Innanzitutto, la Libia tradizionalmente ha un clima secco. Precipitazioni così intense, detto altrimenti, sono considerate rare. Sull'area intorno a Derna, domenica, secondo il Centro meteorologico libico sono caduti oltre 400 millimetri. In quelle zone, normalmente, durante tutto il mese di settembre cadono appena 1,5 millimetri. Il cambiamento climatico, però, ha modificato le carte in tavola. E di molto. «Ci troviamo inequivocabilmente in circostanze in cui le precipitazioni si verificano con maggiore intensità» ha aggiunto la dottoressa Mach. L'acqua, nel senso di inondazioni, la settimana scorsa aveva provocato danni importanti anche in Grecia e in Turchia.
In Paesi secchi come la Libia, leggiamo, la pioggia tende a rimanere in superficie anziché infiltrarsi nel terreno. Di qui la velocità, improvvisa, con cui una tempesta si trasforma in alluvione. Regioni più umide, invece, sono avvantaggiate in questo senso. Proprio perché il terreno è più abituato all'acqua e può assorbirne di più, mitigando in parte il pericolo di inondazioni.

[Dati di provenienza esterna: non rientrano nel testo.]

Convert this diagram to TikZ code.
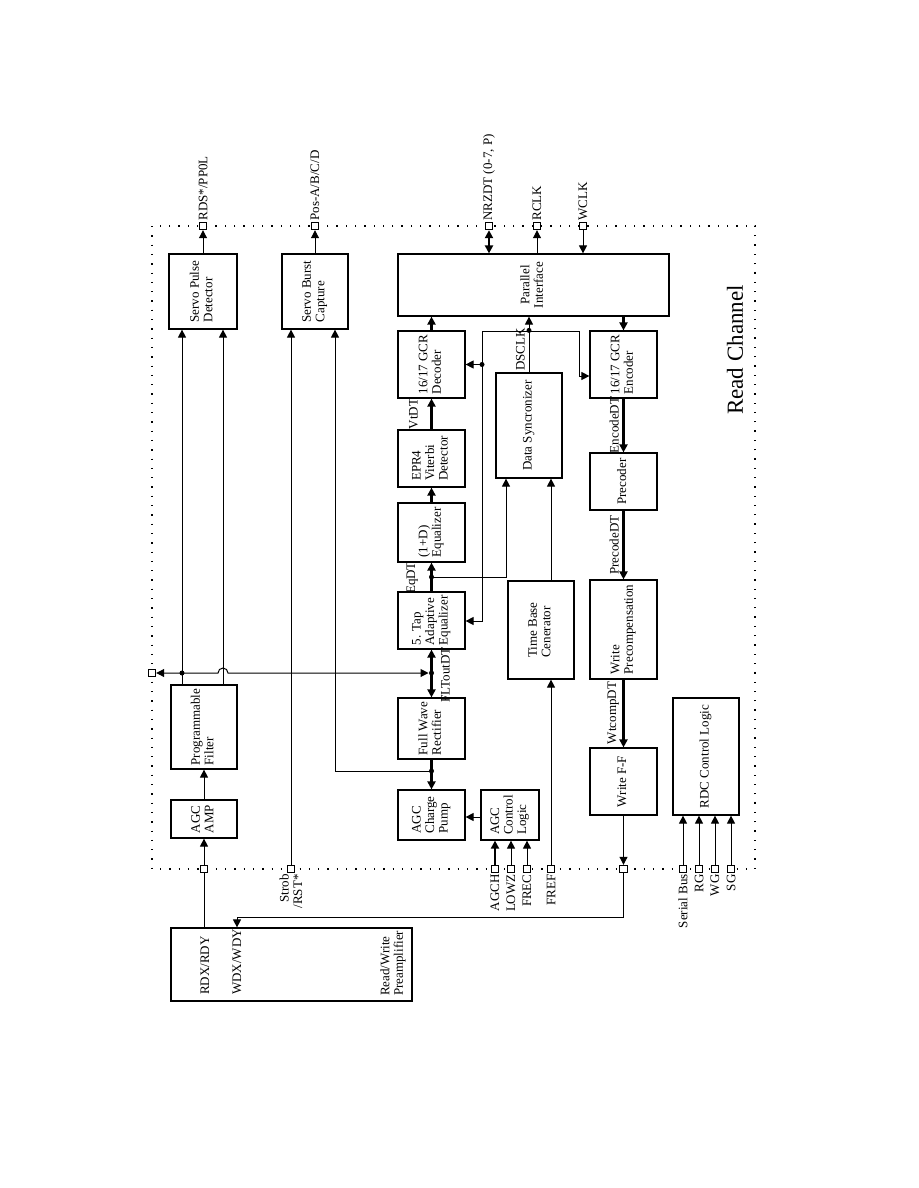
\documentclass[tikz,border=0pt]{standalone}
\usepackage{fontspec}
\setmainfont{Liberation Serif}
\usepackage{graphicx}
\usetikzlibrary{arrows.meta}
\newcommand\fs{\fontsize{13}{13.5}\selectfont}
\newcommand\rtx[1]{\rotatebox{90}{\begin{tabular}{@{}l@{}}#1\end{tabular}}}
\newcommand\rtc[1]{\rotatebox{90}{\begin{tabular}{@{}c@{}}#1\end{tabular}}}
\begin{document}
\begin{tikzpicture}[x=1pt,y=-1pt,
 box/.style={draw, line width=1.2pt, fill=white, inner sep=0pt, font=\fs},
 ln/.style={line width=1pt},
 thk/.style={line width=2.6pt},
 arr/.style={-{Triangle[length=8pt,width=8pt]}},
 darr/.style={{Triangle[length=8pt,width=8pt]}-{Triangle[length=8pt,width=8pt]}},
 pinbox/.style={draw, fill=white, minimum size=7.5pt, inner sep=0pt, line width=0.9pt},
 lbl/.style={rotate=90, font=\fs, inner sep=1pt},
 jdot/.style={circle, fill, inner sep=0pt, minimum size=5pt}]
\useasboundingbox (0,0) rectangle (918,1188);
\fill[white] (0,0) rectangle (918,1188);

% Read Channel border
\draw[line width=1.3pt, dash pattern=on 1.3pt off 8pt] (152,226) rectangle (755,869);
\node[rotate=90, font=\fontsize{23}{26}\selectfont] (title) at (735,350) {Read Channel};

% blocks
\node[box, minimum width=68, minimum height=75] (spd) at (203,291.5) {\rtx{Servo Pulse\\Detector}};
\node[box, minimum width=66, minimum height=75] (sbc) at (315,291.5) {\rtx{Servo Burst\\Capture}};
\node[box, minimum width=271, minimum height=62] (par) at (533.5,285) {\rtc{Parallel\\Interface}};
\node[box, minimum width=67, minimum height=67] (dec) at (431.5,364.5) {\rtx{16/17 GCR\\Decoder}};
\node[box, minimum width=66, minimum height=105] (dsy) at (529,425.5) {\rtx{Data Syncronizer}};
\node[box, minimum width=67, minimum height=67] (enc) at (623.5,364.5) {\rtx{16/17 GCR\\Encoder}};
\node[box, minimum width=67, minimum height=57] (vit) at (431.5,458.5) {\rtx{EPR4\\Viterbi\\Detector}};
\node[box, minimum width=67, minimum height=59] (eqa) at (431.5,532.5) {\rtx{(1+D)\\Equalizer}};
\node[box, minimum width=67, minimum height=57] (tap) at (431.5,620.5) {\rtx{5. Tap\\Adaptive\\Equalizer}};
\node[box, minimum width=66, minimum height=98] (tbg) at (541,630) {\rtx{Time Base\\Cenerator}};
\node[box, minimum width=67, minimum height=57] (pre) at (623.5,481.5) {\rtx{Precoder}};
\node[box, minimum width=67, minimum height=99] (wpc) at (623.5,629.5) {\rtx{Write\\Precompensation}};
\node[box, minimum width=67, minimum height=67] (wff) at (623.5,781.5) {\rtx{Write F-F}};
\node[box, minimum width=66, minimum height=117] (rdc) at (706,756.5) {\rtx{RDC Control Logic}};
\node[box, minimum width=67, minimum height=61] (fwr) at (431.5,728.5) {\rtx{Full Wave\\Rectifier}};
\node[box, minimum width=67, minimum height=50] (acp) at (431.5,815) {\rtx{AGC\\Charge\\Pump}};
\node[box, minimum width=58, minimum height=50] (acl) at (510,815) {\rtx{AGC\\Control\\Logic}};
\node[box, minimum width=66, minimum height=38] (amp) at (204,819) {\rtx{AGC\\AMP}};
\node[box, minimum width=66, minimum height=84] (pf) at (204,727) {\rtx{Programmable\\Filter}};
\node[box, minimum width=241, minimum height=73] (pa) at (291.5,964.5) {};
\node[lbl, anchor=west] (lrdx) at (205,996) {RDX/RDY};
\node[lbl, anchor=west] (lwdx) at (237,996) {WDX/WDY};
\node[lbl, anchor=west, align=left] (lrw) at (393,997) {Read/Write\\Preamplifier};

% helper coordinates
\coordinate (xa) at (182,0);
\coordinate (xb) at (223,0);
\coordinate (xc) at (291,0);
\coordinate (xd) at (335,0);
\coordinate (xe) at (506,0);
\coordinate (xf) at (551,0);
\coordinate (lpL) at (482,331);
\coordinate (lpR) at (579,331);
\coordinate (encin) at (enc.west |- 0,376);
\coordinate (tapin) at (tap.east |- 0,621);
\coordinate (jdec) at (lpL |- dec.east);
\coordinate (jds) at (dsy.north |- enc.north);
\coordinate (jeq) at (tap.north |- 0,577);
\coordinate (jflt) at (tap.south |- 0,673);
\coordinate (jpf) at (182,673);
\coordinate (hop) at (223,673);
\coordinate (jfw) at (fwr.south |- 0,771);
\coordinate (wturn) at (237,917);

% pins
\node[pinbox] (prds) at (203,226) {};
\node[pinbox] (ppos) at (315,226) {};
\node[pinbox] (pnrz) at (489,226) {};
\node[pinbox] (prclk) at (537,226) {};
\node[pinbox] (pwclk) at (583,226) {};
\node[pinbox] (pflt) at (152,673) {};
\node[pinbox] (prdx) at (204,869) {};
\node[pinbox] (pstrob) at (291,869) {};
\node[pinbox] (pagch) at (495,869) {};
\node[pinbox] (plowz) at (511,869) {};
\node[pinbox] (pfrec) at (527,869) {};
\node[pinbox] (pfref) at (551,869) {};
\node[pinbox] (pwr) at (623.5,869) {};
\node[pinbox] (psb) at (683,869) {};
\node[pinbox] (prg) at (699,869) {};
\node[pinbox] (pwg) at (715,869) {};
\node[pinbox] (psg) at (731,869) {};

% pin labels
\node[lbl, anchor=west] (lrds) at (prds.north) {RDS*/PP0L};
\node[lbl, anchor=west] (lpos) at (ppos.north) {Pos-A/B/C/D};
\node[lbl, anchor=west] (lnrz) at (pnrz.north) {NRZDT (0-7, P)};
\node[lbl, anchor=west] (lrclk) at (prclk.north) {RCLK};
\node[lbl, anchor=west] (lwclk) at (pwclk.north) {WCLK};
\node[lbl, anchor=east, align=right] (lstrob) at (pstrob.south) {Strob\\/RST*};
\node[lbl, anchor=east] (lagch) at (pagch.south) {AGCH};
\node[lbl, anchor=east] (llowz) at (plowz.south) {LOWZ};
\node[lbl, anchor=east] (lfrec) at (pfrec.south) {FREC};
\node[lbl, anchor=east] (lfref) at (pfref.south) {FREF};
\node[lbl, anchor=east] (lsb) at (psb.south) {Serial Bus};
\node[lbl, anchor=east] (lrg) at (prg.south) {RG};
\node[lbl, anchor=east] (lwg) at (pwg.south) {WG};
\node[lbl, anchor=east] (lsg) at (psg.south) {SG};

% connectors: outputs
\draw[ln, arr] (spd.north) -- (prds.south);
\draw[ln, arr] (sbc.north) -- (ppos.south);
\draw[thk, darr] (pnrz.south) -- (pnrz |- par.north);
\draw[ln, arr] (prclk |- par.north) -- (prclk.south);
\draw[ln, arr] (pwclk.south) -- (pwclk |- par.north);

% read path
\draw[thk, arr] (dec.north) -- (dec.north |- par.south);
\draw[thk, arr] (enc.north |- par.south) -- (enc.north);
\draw[ln, arr] (dsy.north) -- (dsy.north |- par.south);
\draw[ln, arr] (lpL) -- (lpR) |- (encin);
\draw[ln, arr] (lpL) |- (tapin);
\draw[ln, arr] (jdec) -- (dec.east);
\draw[thk, arr] (vit.north) -- (dec.south);
\draw[thk, arr] (eqa.north) -- (vit.south);
\draw[thk, arr] (tap.north) -- (eqa.south);
\draw[ln, arr] (jeq) -| (dsy.south -| xe);
\draw[ln, arr] (tbg.north -| xf) -- (dsy.south -| xf);
\draw[ln, arr] (pfref.north) -- (pfref |- tbg.south);
\draw[thk, darr] (tap.south) -- (fwr.north);
\draw[ln, darr, shorten >=3pt] (pflt.east) -- ([xshift=-5pt]hop) arc[start angle=180, end angle=360, radius=5] -- (jflt);
\draw[thk, arr] (fwr.south) -- (acp.north);
\draw[ln, arr] (jfw) -| (sbc.south -| xd);
\draw[ln, arr] (acl.west |- 0,817) -- (acp.east |- 0,817);
\draw[thk, arr] (pagch.north) -- (pagch |- acl.south);
\draw[ln, arr] (plowz.north) -- (plowz |- acl.south);
\draw[ln, arr] (pfrec.north) -- (pfrec |- acl.south);

% servo / front end
\draw[ln, arr] (pf.north -| xa) -- (spd.south -| xa);
\draw[ln, arr] (pf.north -| xb) -- (spd.south -| xb);
\draw[ln, arr] (pstrob.north) -- (sbc.south -| xc);
\draw[ln] (pa.north -| prdx) -- (prdx.south);
\draw[ln, arr] (prdx.north) -- (amp.south);
\draw[ln, arr] (amp.north) -- (pf.south);

% write path
\draw[thk, arr] (enc.south) -- (pre.north);
\draw[thk, arr] (pre.south) -- (wpc.north);
\draw[thk, arr] (wpc.south) -- (wff.north);
\draw[ln, arr] (wff.south) -- (pwr.north);
\draw[ln, arr] (pwr.south) |- (wturn) -- (pa.north -| wturn);

% RDC control
\draw[ln, arr] (psb.north) -- (psb |- rdc.south);
\draw[ln, arr] (prg.north) -- (prg |- rdc.south);
\draw[ln, arr] (pwg.north) -- (pwg |- rdc.south);
\draw[ln, arr] (psg.north) -- (psg |- rdc.south);

% junction dots
\node[jdot] (d1) at (jds) {};
\node[jdot] (d2) at (jdec) {};
\node[jdot] (d3) at (jeq) {};
\node[jdot] (d4) at (jflt) {};
\node[jdot] (d5) at (jpf) {};
\node[jdot] (d6) at (jfw) {};

% signal labels
\node[lbl, anchor=south west] (lds) at (526,372) {DSCLK};
\node[lbl, anchor=south] (lvt) at (419,414) {VtDT};
\node[lbl, anchor=south] (leq) at (419,578) {EqDT};
\node[lbl, anchor=north] (lflt) at (440,675) {FLToutDT};
\node[lbl, anchor=south] (lenc) at (620,425) {EncodeDT};
\node[lbl, anchor=south] (lprc) at (620,545) {PrecodeDT};
\node[lbl, anchor=south] (lwtc) at (620,713) {WtcompDT};
\end{tikzpicture}
\end{document}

Non solo, Derna è stata costruita sopra un cono alluvionale. Per cono alluvionale si intende, citiamo Wikipedia, un corpo sedimentario costituito da un accumulo di sedimenti clastici con forma caratteristica a ventaglio. «I depositi – spiega l'enciclopedia online – sono generalmente formati da un corso d'acqua a regime torrentizio allo sbocco di una valle montana in una pianura o in una valle più grande, e sono prodotti dalla sedimentazione del materiale in carico al corso d'acqua quando la corrente fluviale rallenta e si espande improvvisamente per una brusca diminuzione della pendenza topografica e per il venir meno del confinamento laterale». Paesaggio, questo, considerato a rischio di inondazioni. Anche pesanti, secondo quanto dichiarato da Brett Sanders, professore di ingegneria civile e ambientale presso l'Università della California.

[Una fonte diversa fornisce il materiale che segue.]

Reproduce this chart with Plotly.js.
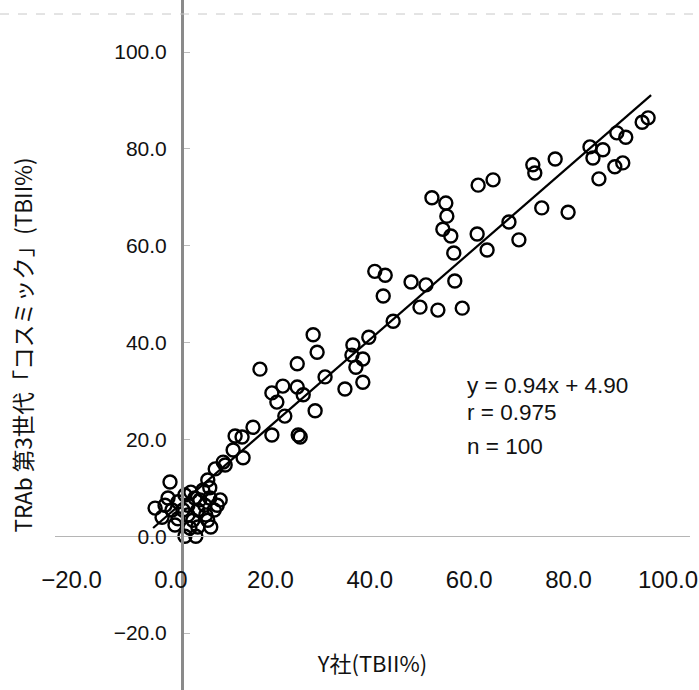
<!DOCTYPE html>
<html>
<head>
<meta charset="utf-8">
<script src="https://cdn.plot.ly/plotly-3.0.1.min.js"></script>
<style>html,body{margin:0;padding:0;background:#fff;}#chart{width:699px;height:690px;}</style>
</head>
<body>
<div id="chart"></div>
<script>
// Y社 (TBII%) values
const ySha = [
  96.0, 94.8, 89.7, 91.5, 84.3, 86.9, 84.9, 90.9, 89.3, 86.1,
  77.3, 72.8, 73.2, 74.6, 79.9, 68.0, 70.0, 61.8, 64.8, 52.5,
  55.3, 55.5, 54.7, 56.3, 61.6, 63.6, 56.9, 51.3, 57.1, 50.1,
  53.7, 58.6, 41.0, 43.1, 48.3, 42.7, 44.7, 39.8, 36.6, 36.4,
  38.6, 37.2, 38.6, 35.0, 28.6, 29.4, 17.9, 25.4, 22.5, 25.4,
  20.3, 21.3, 26.6, 31.0, 29.0, 22.9, 16.5, 12.9, 14.3, 20.3,
  25.6, 26.0, 12.5, 14.5, 10.9,
  -0.2, 4.0, -0.6, -3.2, -1.8, 1.4, 3.4, 1.4, 3.4, 5.4,
  7.8, 7.8, 9.3, 6.8, 5.4, 8.0, 2.8, 5.0, 8.9, 10.5,
  7.4, 5.8, 2.4, 4.4, 0.2, 7.0, 8.7, 4.8, 2.8, 6.4,
  -1.2, 0.8, 9.9, 7.4, 3.8
];
// TRAb 第3世代「コスミック」 (TBII%) values
const cosmic = [
  86.4, 85.5, 83.3, 82.4, 80.4, 79.8, 78.1, 77.1, 76.3, 73.8,
  77.9, 76.7, 75.0, 67.8, 66.9, 64.9, 61.2, 72.5, 73.6, 69.9,
  68.8, 66.1, 63.4, 62.0, 62.4, 59.1, 58.5, 51.9, 52.7, 47.3,
  46.7, 47.1, 54.7, 53.9, 52.5, 49.6, 44.4, 41.1, 39.5, 37.4,
  36.6, 34.9, 31.8, 30.4, 41.6, 38.0, 34.5, 35.6, 31.0, 30.8,
  29.6, 27.7, 29.2, 32.9, 25.9, 24.8, 22.5, 20.7, 20.5, 20.9,
  20.9, 20.5, 17.8, 16.2, 14.7,
  11.2, 9.1, 7.9, 5.8, 3.9, 7.1, 6.4, 3.6, 4.4, 5.4,
  10.0, 7.9, 6.4, 6.4, 1.9, 1.9, 0.0, 0.0, 13.9, 15.3,
  11.6, 7.5, 5.4, 3.3, 5.4, 4.4, 5.4, 7.9, 8.5, 9.5,
  6.4, 2.3, 7.5, 3.3, 1.7
];
// regression line ends
const fitX = [-3.6, 96.6];
const fitY = [1.7, 91.1];
const tickVals = [-20, 0, 20, 40, 60, 80, 100];
const tickText = ["−20.0", "0.0", "20.0", "40.0", "60.0", "80.0", "100.0"];
const statLines = ["y = 0.94x + 4.90", "r = 0.975", "n = 100"];

const W = 699, H = 690;
const traces = [
  {x: fitX, y: fitY, type: 'scatter', mode: 'lines',
   line: {color: '#000', width: 2.2}, hoverinfo: 'skip', showlegend: false},
  {x: ySha, y: cosmic, type: 'scatter', mode: 'markers',
   marker: {symbol: 'circle-open', size: 13, color: '#000', line: {width: 2.4}},
   showlegend: false}
];

const annY = [386, 413, 446];
const annotations = statLines.map((t, i) => ({
  xref: 'paper', yref: 'paper', x: 465 / W, y: 1 - annY[i] / H,
  xanchor: 'left', yanchor: 'middle', showarrow: false, text: t,
  font: {family: 'Liberation Sans, Arial, sans-serif', size: 22.5, color: '#111'}
}));

const layout = {
  width: W, height: H,
  margin: {l: 0, r: 0, t: 0, b: 0},
  paper_bgcolor: '#fff', plot_bgcolor: '#fff',
  showlegend: false,
  xaxis: {
    domain: [55 / W, 690 / W],
    range: [(55 - 171) / 4.97, (690 - 171) / 4.97],
    anchor: 'free', position: (H - 536.2) / H,
    showline: true, linecolor: '#b5b5b5', linewidth: 1,
    showgrid: false, zeroline: false,
    tickmode: 'array', tickvals: tickVals, ticktext: tickText,
    ticks: '', ticklabelstandoff: 22,
    tickfont: {family: 'Liberation Sans Narrow, Liberation Sans, Arial, sans-serif', size: 24, color: '#111'},
    title: {text: 'Y社(TBII%)', standoff: 64,
            font: {family: 'Noto Sans CJK JP, sans-serif', size: 22, color: '#111'}}
  },
  yaxis: {
    domain: [0, 1],
    range: [-(H - 536.2) / 4.842, 536.2 / 4.842],
    anchor: 'free', position: 182 / W,
    showline: true, linecolor: '#8a8a8a', linewidth: 2.5,
    showgrid: false, zeroline: false,
    tickmode: 'array', tickvals: tickVals, ticktext: tickText,
    ticks: 'inside', ticklen: 6, tickcolor: '#bbb', tickwidth: 1,
    ticklabelstandoff: 10,
    tickfont: {family: 'Liberation Sans, Arial, sans-serif', size: 21, color: '#111'},
    title: {text: 'TRAb 第3世代「コスミック」(TBII%)', standoff: 74,
            font: {family: 'Noto Sans CJK JP, sans-serif', size: 22.5, color: '#111'}}
  },
  shapes: [
    {type: 'line', xref: 'paper', yref: 'paper', x0: 0, x1: 1,
     y0: 1 - 14 / H, y1: 1 - 14 / H, line: {color: '#c8c8c8', width: 1, dash: 'dash'}}
  ],
  annotations: annotations
};

Plotly.newPlot('chart', traces, layout, {displayModeBar: false, staticPlot: true});
</script>
</body>
</html>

Il fatto, ha sottolineato ancora la dottoressa Mach, è che storicamente le città sono state costruite proprio dove c'è acqua. «Le persone di tutto il mondo hanno messo le loro cose – infrastrutture, case, centri industriali, centri commerciali – nel percorso del danno, in aree soggette a inondazioni». Vero, negli anni sono state costruite anche infrastrutture di controllo delle inondazioni e dell'approvvigionamento idrico. Come appunto le dighe di Derna. Il problema è che se simili strutture non vengono adeguatamente gestite e mantenute, possono amplificare la portata di un disastro. «Una cosa è costruire una struttura di controllo delle inondazioni» ha ribadito la dottoressa Mach. «Un'altra è assicurarsi che venga mantenuta nel tempo». In un Paese, la Libia, politicamente instabile, il fatto che le dighe abbiano ceduto non deve sorprendere. Il leader dell'amministrazione libica con sede a Tripoli, Mohammed al-Menfi, ha chiesto alla procura di aprire un'indagine sul doppio crollo. Nello specifico, al-Menfi ha ordinato al pubblico ministero di ritenere responsabile chiunque sia ritenuto aver commesso errori o negligenze.
Non solo, dighe come quelle di Derna sono state progettate e costruite pensando a un clima «passato». Secondo specifiche e standard che, viste le precipitazioni di domenica, mai e poi mai avrebbero garantito la necessaria sicurezza.
Il Gruppo intergovernativo di esperti sul cambiamento climatico delle Nazioni Unite prevede che le tempeste mediterranee come quella che ha colpito la Libia potrebbero diventare meno frequenti in futuro, ma quelle che si formeranno saranno indubbiamente più forti e più estreme.